Biden Says Putin's Nuclear Threat Brings Risk Of 'Armageddon'

Russian President Vladimir Putin's threat to use nuclear weapons in Ukraine has brought the world closer to "Armageddon" than at any time since the Cold-War Cuban Missile Crisis, U.S. President Joe Biden said.

As Putin's seven-month invasion unravels, Ukrainian President Volodymyr Zelenskiy said Kyiv's forces were swiftly recapturing more territory, including more than 500 sq km in the south where they burst through a second major front this week.

Russia's failings on the battlefield have brought unusual public recrimination from Kremlin allies, with one Russian-installed leader in occupied Ukrainian territory going so far as to suggest Putin's defence minister should have shot himself.

Biden said the prospect of defeat could make Putin, who was 70 on Friday, desperate enough to use nuclear weapons, the biggest risk since U.S. President John Kennedy and Soviet leader Nikita Khrushchev faced off over missiles in Cuba in 1962.
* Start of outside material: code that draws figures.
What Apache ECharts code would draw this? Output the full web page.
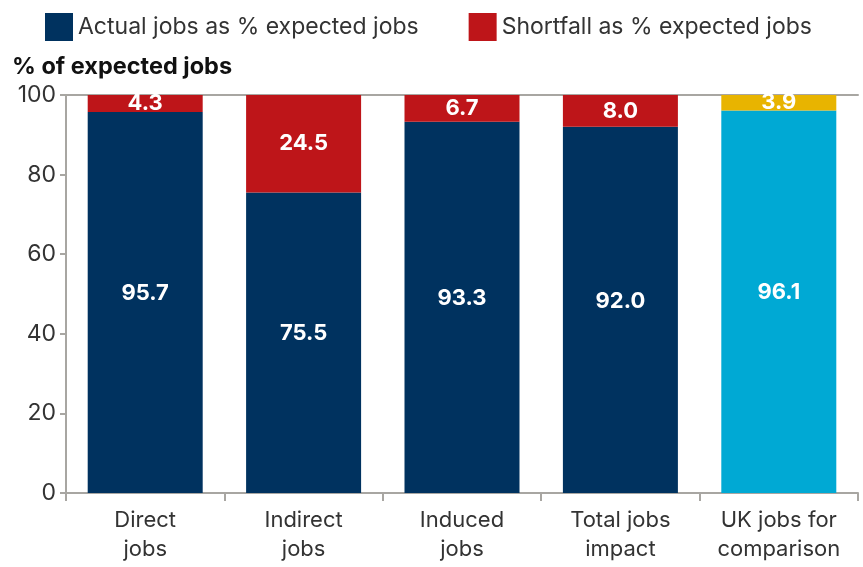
<!DOCTYPE html>
<html>
<head>
<meta charset="utf-8">
<script src="https://cdn.jsdelivr.net/npm/echarts@6/dist/echarts.min.js"></script>
<style>
  html, body { margin: 0; padding: 0; background: #fff; }
  #main { width: 863px; height: 567px; }
</style>
</head>
<body>
<div id="main"></div>
<script>
// categories and values
const categories = ['Direct\njobs', 'Indirect\njobs', 'Induced\njobs', 'Total jobs\nimpact', 'UK jobs for\ncomparison'];
const actualPct = [95.7, 75.5, 93.3, 92.0, 96.1];
const shortfallPct = [4.3, 24.5, 6.7, 8.0, 3.9];
const yTicks = [0, 20, 40, 60, 80, 100];

const NAVY = '#00325f', RED = '#be1519', CYAN = '#00a9d4', YELLOW = '#e8b400';
const FONT = 'Inter, "Noto Sans", sans-serif';

var myChart = echarts.init(document.getElementById('main'));

// last bar is the UK comparison, coloured differently
function colourize(vals, normal, last) {
    return vals.map((v, i) => ({
        value: v,
        itemStyle: { color: i === vals.length - 1 ? last : normal }
    }));
}

function labelStyle(offsetY) {
    return {
        show: true,
        position: 'inside',
        offset: [0, offsetY],
        color: '#fff',
        fontFamily: FONT,
        fontWeight: 'bold',
        fontSize: 22,
        formatter: p => p.value.toFixed(1)
    };
}

myChart.setOption({
    animation: false,
    textStyle: { fontFamily: FONT },
    title: {
        text: '% of expected jobs',
        left: 7,
        top: 50,
        textStyle: { fontFamily: FONT, fontWeight: 'bold', fontSize: 23.5, color: '#111' }
    },
    legend: {
        left: 40,
        top: 8,
        itemWidth: 28,
        itemHeight: 28,
        itemGap: 50,
        icon: 'rect',
        textStyle: { fontFamily: FONT, fontSize: 23, color: '#333', padding: [0, 0, 0, 0] },
        data: [
            { name: 'Actual jobs as % expected jobs', itemStyle: { color: NAVY } },
            { name: 'Shortfall as % expected jobs', itemStyle: { color: RED } }
        ]
    },
    grid: { left: 66, right: 5, top: 95, bottom: 74 },
    xAxis: [{
        type: 'category',
        data: categories,
        axisLine: { lineStyle: { color: '#a8a6a2', width: 2 } },
        axisTick: { show: true, length: 8, lineStyle: { color: '#a8a6a2', width: 2 } },
        axisLabel: { interval: 0, fontFamily: FONT, fontSize: 22, color: '#333', lineHeight: 29, margin: 13 }
    }, {
        // top border at 100
        type: 'category',
        position: 'top',
        data: categories,
        axisLine: { lineStyle: { color: '#a8a6a2', width: 2 } },
        axisTick: { show: false },
        axisLabel: { show: false }
    }],
    yAxis: {
        type: 'value',
        min: yTicks[0],
        max: yTicks[yTicks.length - 1],
        interval: 20,
        axisLine: { show: true, lineStyle: { color: '#a8a6a2', width: 2 } },
        axisTick: { show: true, length: 6, lineStyle: { color: '#a8a6a2', width: 2 } },
        splitLine: { show: false },
        axisLabel: { fontFamily: FONT, fontSize: 23, color: '#333', margin: 10 }
    },
    series: [{
        name: 'Actual jobs as % expected jobs',
        type: 'bar',
        stack: 'total',
        barWidth: '72.6%',
        itemStyle: { color: NAVY },
        label: labelStyle(-9),
        data: colourize(actualPct, NAVY, CYAN)
    }, {
        name: 'Shortfall as % expected jobs',
        type: 'bar',
        stack: 'total',
        barWidth: '72.6%',
        itemStyle: { color: RED },
        label: labelStyle(0),
        data: colourize(shortfallPct, RED, YELLOW)
    }]
});
</script>
</body>
</html>
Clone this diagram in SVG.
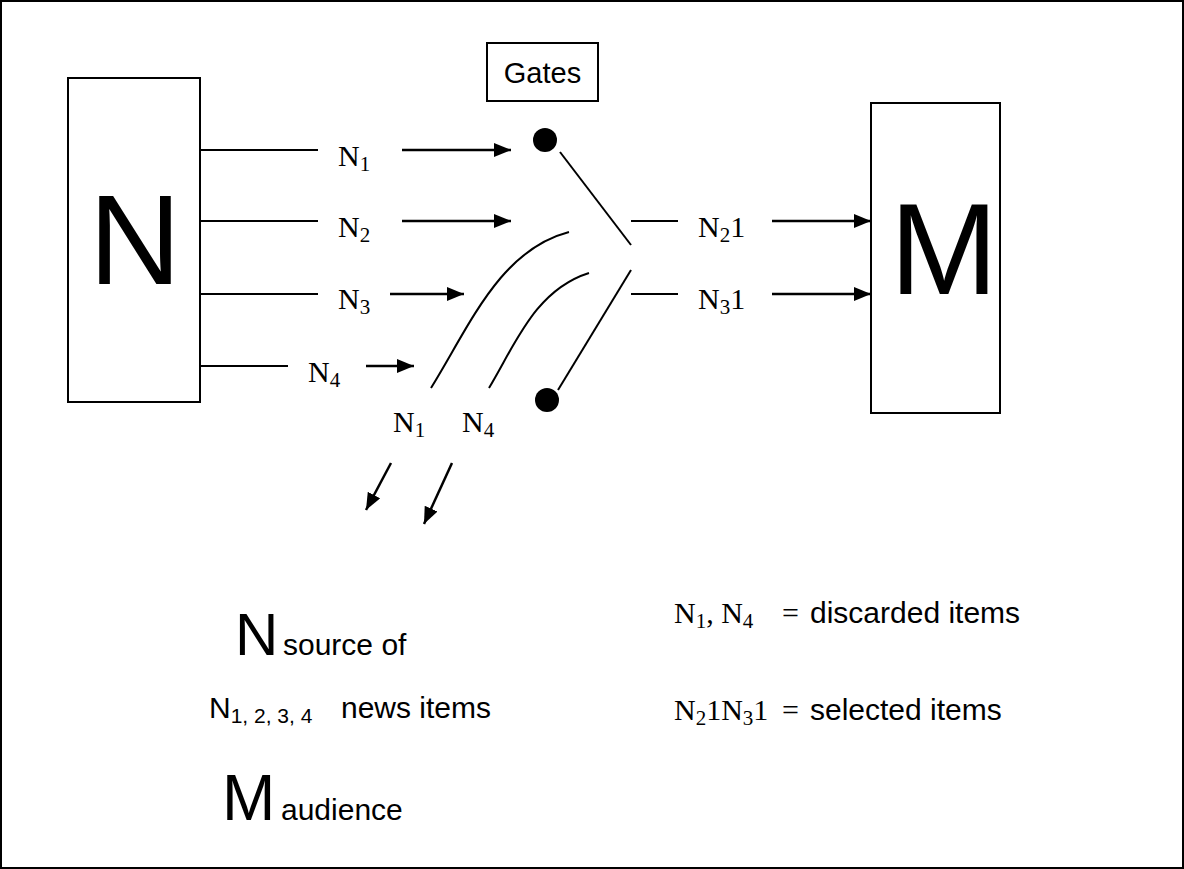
<svg xmlns="http://www.w3.org/2000/svg" width="1184" height="869" viewBox="0 0 1184 869">
<defs>
<marker id="ah" markerUnits="userSpaceOnUse" markerWidth="18" markerHeight="16" refX="17" refY="7" orient="auto">
<path d="M0,0 L17,7 L0,14 Z" fill="#000"/>
</marker>
<style>
.box{fill:#fff;stroke:#000;stroke-width:2}
.ln{fill:none;stroke:#000;stroke-width:2}
.ar{fill:none;stroke:#000;stroke-width:2.5;marker-end:url(#ah)}
.sans{font-family:"Liberation Sans",Arial,sans-serif;fill:#000}
.serif{font-family:"Liberation Serif","Times New Roman",serif;fill:#000}
.lbl{font-size:30px}
.sub{font-size:21px}
.body{font-size:30px}
</style>
</defs>
<rect x="1" y="1" width="1182" height="867" fill="#fff" stroke="#000" stroke-width="2"/>
<g id="node-N">
<rect class="box" x="68" y="78" width="132" height="324"/>
<text class="sans" x="135" y="284" font-size="128" text-anchor="middle">N</text>
</g>
<g id="node-Gates">
<rect class="box" x="487" y="43" width="111" height="58"/>
<text class="sans" x="542.5" y="83" font-size="29" text-anchor="middle">Gates</text>
</g>
<g id="node-M">
<rect class="box" x="871" y="103" width="129" height="310"/>
<text class="sans" x="944" y="294" font-size="130" text-anchor="middle">M</text>
</g>
<g id="gate-top">
<circle cx="545" cy="140" r="12" fill="#000"/>
</g>
<g id="gate-bottom">
<circle cx="547" cy="400" r="12" fill="#000"/>
</g>
<g id="connectors">
<line class="ln" x1="200" y1="150" x2="318" y2="150"/>
<line class="ln" x1="200" y1="221" x2="318" y2="221"/>
<line class="ln" x1="200" y1="294" x2="318" y2="294"/>
<line class="ln" x1="200" y1="366" x2="288" y2="366"/>
<line class="ar" x1="402" y1="150" x2="511" y2="150"/>
<line class="ar" x1="402" y1="221" x2="511" y2="221"/>
<line class="ar" x1="390" y1="294" x2="464" y2="294"/>
<line class="ar" x1="366" y1="366" x2="414" y2="366"/>
<line class="ln" x1="560" y1="152" x2="631" y2="245"/>
<line class="ln" x1="558" y1="390" x2="631" y2="270"/>
<path class="ln" d="M431,388 C470,325 500,250 569,232"/>
<path class="ln" d="M489,388 C515,345 535,290 589,273"/>
<line class="ln" x1="631" y1="221" x2="678" y2="221"/>
<line class="ln" x1="631" y1="294" x2="678" y2="294"/>
<line class="ar" x1="772" y1="221" x2="871" y2="221"/>
<line class="ar" x1="772" y1="294" x2="871" y2="294"/>
<line class="ar" x1="391" y1="463" x2="366" y2="510"/>
<line class="ar" x1="452" y1="463" x2="424" y2="524"/>
</g>
<g id="labels">
<text class="serif lbl" x="338" y="166">N<tspan class="sub" dy="5">1</tspan></text>
<text class="serif lbl" x="338" y="237">N<tspan class="sub" dy="5">2</tspan></text>
<text class="serif lbl" x="338" y="309">N<tspan class="sub" dy="5">3</tspan></text>
<text class="serif lbl" x="308" y="382">N<tspan class="sub" dy="5">4</tspan></text>
<text class="serif lbl" x="698" y="237">N<tspan class="sub" dy="5">2</tspan><tspan dy="-5">1</tspan></text>
<text class="serif lbl" x="698" y="309">N<tspan class="sub" dy="5">3</tspan><tspan dy="-5">1</tspan></text>
<text class="serif lbl" x="393" y="432">N<tspan class="sub" dy="5">1</tspan></text>
<text class="serif lbl" x="462" y="432">N<tspan class="sub" dy="5">4</tspan></text>
</g>
<g id="legend">
<text class="sans" x="235" y="655" font-size="60">N</text>
<text class="sans body" x="283" y="655">source of</text>
<text class="sans body" x="209" y="718">N<tspan font-size="21" dy="5">1, 2, 3, 4</tspan></text>
<text class="sans body" x="341" y="718">news items</text>
<text class="sans" x="222" y="820" font-size="64">M</text>
<text class="sans body" x="281" y="820">audience</text>
<text class="serif body" x="674" y="623">N<tspan font-size="21" dy="5">1</tspan><tspan dy="-5">, N</tspan><tspan font-size="21" dy="5">4</tspan></text>
<text class="serif body" x="782" y="623">=</text>
<text class="sans body" x="810" y="623">discarded items</text>
<text class="serif body" x="674" y="720">N<tspan font-size="21" dy="5">2</tspan><tspan dy="-5">1N</tspan><tspan font-size="21" dy="5">3</tspan><tspan dy="-5">1</tspan></text>
<text class="serif body" x="782" y="720">=</text>
<text class="sans body" x="810" y="720">selected items</text>
</g>
</svg>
"We have not faced the prospect of Armageddon since Kennedy and the Cuban missile crisis," Biden said in New York. "For the first time since the Cuban Missile Crisis, we have a direct threat to the use of nuclear weapons, if in fact things continue down the path they'd been going."

Putin was "not joking when he talks about potential use of tactical nuclear weapons or biological or chemical weapons, because his military is, you might say, is significantly underperforming," Biden said.

Concern so far has been over the prospect of Russia deploying a so-called "tactical" nuclear weapon - a short-range device for use on the battlefield - rather than the "strategic" weapons on long-range missiles that Washington and Moscow have stockpiled since the Cold War.

But Biden suggested it made little difference: "I don't think there's any such thing as the ability to easily (use) a tactical nuclear weapon and not end up with Armageddon."

Putin has warned he would use all means necessary, including Russia's nuclear arsenal, to protect Russian soil, which he now says includes four Ukrainian regions he declared annexed last week.

In remarks to Australia's Lowy Institute, Zelenskiy said NATO should launch preventive strikes on Russia to preclude its use of nuclear weapons.

Kremlin spokesman Dmitry Peskov denounced those comments as "an appeal to start yet another world war with unpredictable, monstrous consequences". Russian Foreign Minister Sergei Lavrov said Zelenskiy's remarks demonstrated why Russia was right to launch its operation.